The themes are all explored through the lens of personal freedom, but freedom itself is the most prevalent theme. In the course of the first two seasons, all three main characters end up sacrificing some vestige of their past lives in order to secure future personal freedoms (Elfo and Luci literally sacrificing their places within their homes, and Bean sacrificing her position of power and her desire for parental affection). Bean perpetually uses escapist techniques to try to gain some semblance of personal freedom, using substances in order to avoid coping with her state of being. During the one moment she gains a foothold on something resembling freedom (during her escape from Dreamland), she asks what “this feeling is [she doesn’t] want to drink away” – the feeling of hope for a future of her choosing. Her escape from oppression and patriarchy are themes also closely observed in Incidents, and touched upon in Eliza’s journey within Uncle Tom’s Cabin.

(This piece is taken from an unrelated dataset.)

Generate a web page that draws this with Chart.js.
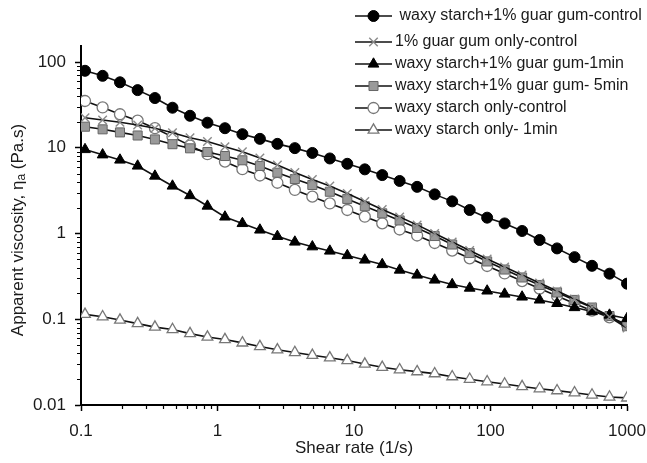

Not including Disenchantment and its many rearticulations of themes from Early American Literature, there are many wonderful ways to study what, thematically, American Literature has to offer. Modern cartoons are but one offering (including such examples as Steven Universe, Rick and Morty, and Bojack Horseman, and many more) to rearticulate the themes observed within the canon – there is also social media, music, and, horribly enough, memes, all of which show the strengths that are the lasting themes of Early American Literature. The format of these contemporary works, from television to meme, being infinitely more accessible to the general public than a piece of writing via the internet, has a vastly greater impact on the public than literature of the past, while still drawing inspiration from its vast pool of thematic resources. If one wants to be able to read an aged text, they would need to acquire it or the rights to it, after learning about its existence in the first place, something often put behind a paywall. But anyone with access to a library computer, free wifi, and the internet can quickly (and free of charge) access the modern literature aformentioned in order to explore the themes rearticulated within at their leisure. This truly is the golden age of “American Literature”.